Government response and future reforms
The government intends to act without delay.
Key proposals include:
- Ending the small-parcel exemption by 2026.
France supported the decision taken by European finance ministers to abolish the €150 exemption from customs duties on small parcels from 2026.
- Introducing a “small packages tax” to curb undervaluation.
In line with the EU commission’s proposal, Ministry of Economy and Finance also hopes that the 2€ tax on small parcels from non-EU countries under discussion in the 2026 budget will encourage fraudsters to fall into line and pay the VAT they owe.
- Mandatory e-invoicing and real-time reporting to close fraud loopholes.
France is preparing for one of its most ambitious tax reforms: the mandatory adoption of electronic invoicing (e-invoicing) and e-reporting for businesses subject to VAT. This reform is not just about digitisation – it is a cornerstone of France’s strategy to combat VAT fraud.

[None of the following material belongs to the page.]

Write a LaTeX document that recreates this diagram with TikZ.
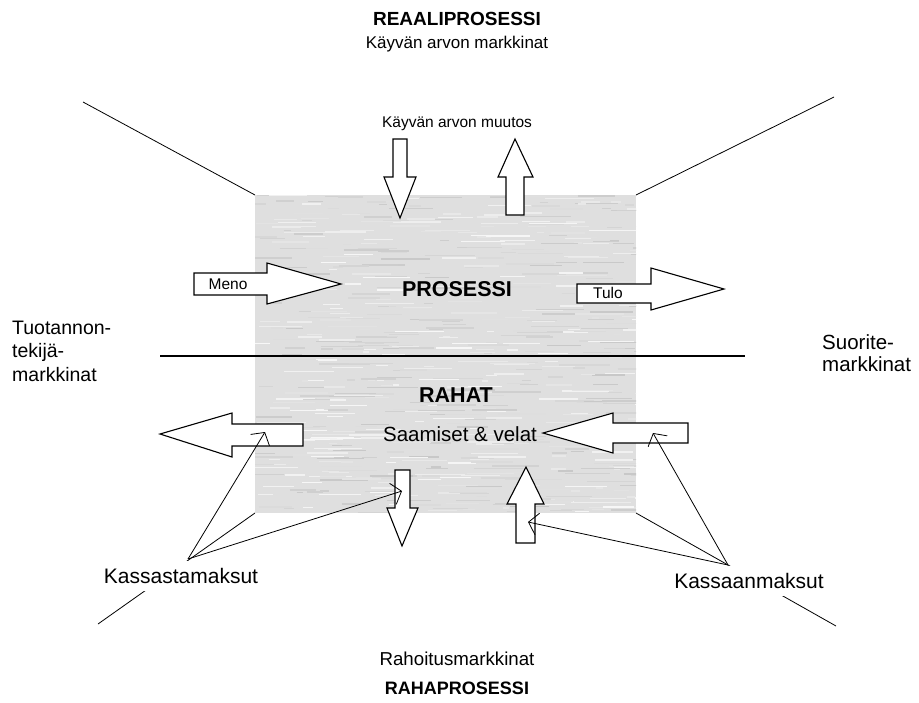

- Enhanced customs checks and cooperation with EU partners to tackle cross-border VAT evasion.
Customs authorities are increasing inspections of small packages, particularly from Asia-based e-commerce platforms, where undervaluation is common. France participates in coordinated inspections and audits with other EU countries, targeting sectors prone to VAT evasion such as electronics and textiles.